For a brief moment, the skies have opened in Chicago. With Mike Glennon’s cataclysmic performance against the Packers Thursday night, a quarterback change is surely coming. Mitchell Trubisky is going to see the field on October 9th on Monday night (against the Vikings) after the Bears’ bye week. There hasn’t been an official announcement yet, but you don’t have to be Tony Romo to predict the future on this one. Bears head coach John Fox certainly left a wide open door when asked about the possibility of a quarterback change, “we’re going to look at everything. After last night’s performance, Chicago will literally burn down (again) if Trubisky doesn’t play.

It’s no fun rooting for your team to lose. If you’re a fan of a team that has no chance of contending during a season, it’s usually because they are hopeless at quarterback. So there’s an impulse to root for tanking. It’s a rational choice, but man is it a slog. You spend seventeen long weeks gaming out draft pick scenarios, wait another four months for the actual draft, pray your team picks the right person, and then spend another four months until actual games waiting for that person to take the field to see if he’s any good.

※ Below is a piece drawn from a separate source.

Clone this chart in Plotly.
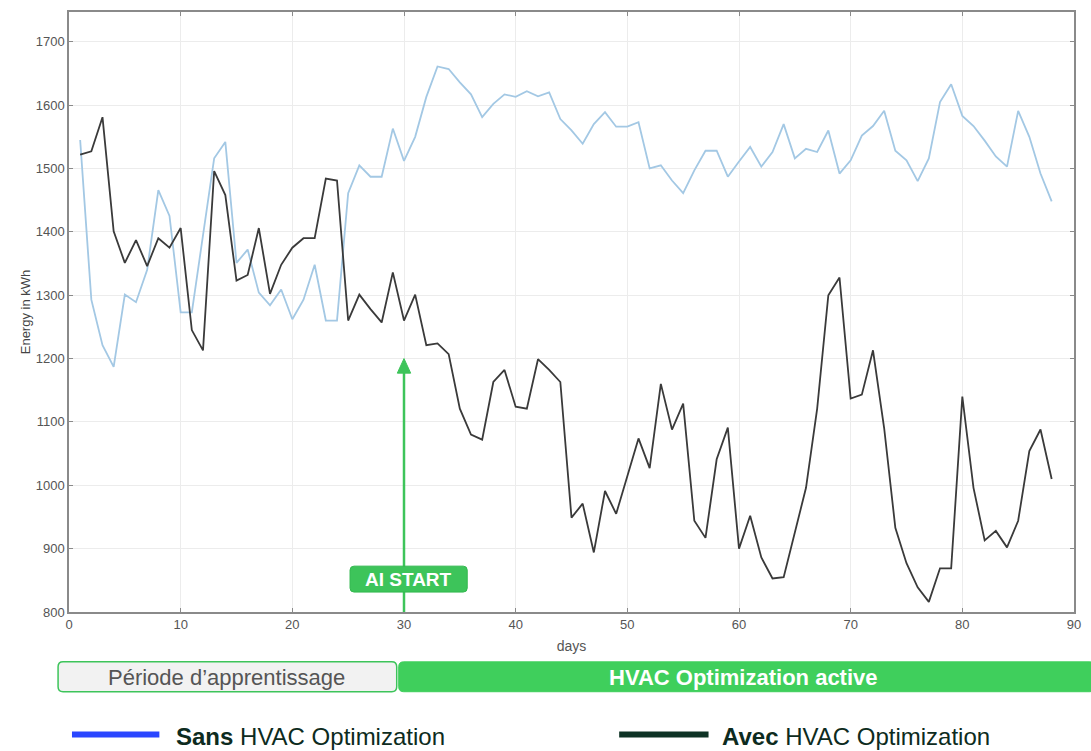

As a Bears fan, I’ve been down this road many, many times. Since the iconic 1985 season, Bears fans have endured the likes of Mike Tomczak, Cade McNown, Henry Burris, Craig Krenzel, Rex Grossman, Kyle Orton, Todd Collins, Caleb Hanie and, of course, Jay Cutler tossing picks and/or check downs into perennially losing seasons. This past season was especially brutal, as most of Chicago was waiting for Cutler to fail one final time before he could unceremoniously be shown the door and the Bears could start anew.

Except it didn’t take a master evaluator to know Mike Glennon was never going to be a franchise quarterback, despite his $14.5 million salary.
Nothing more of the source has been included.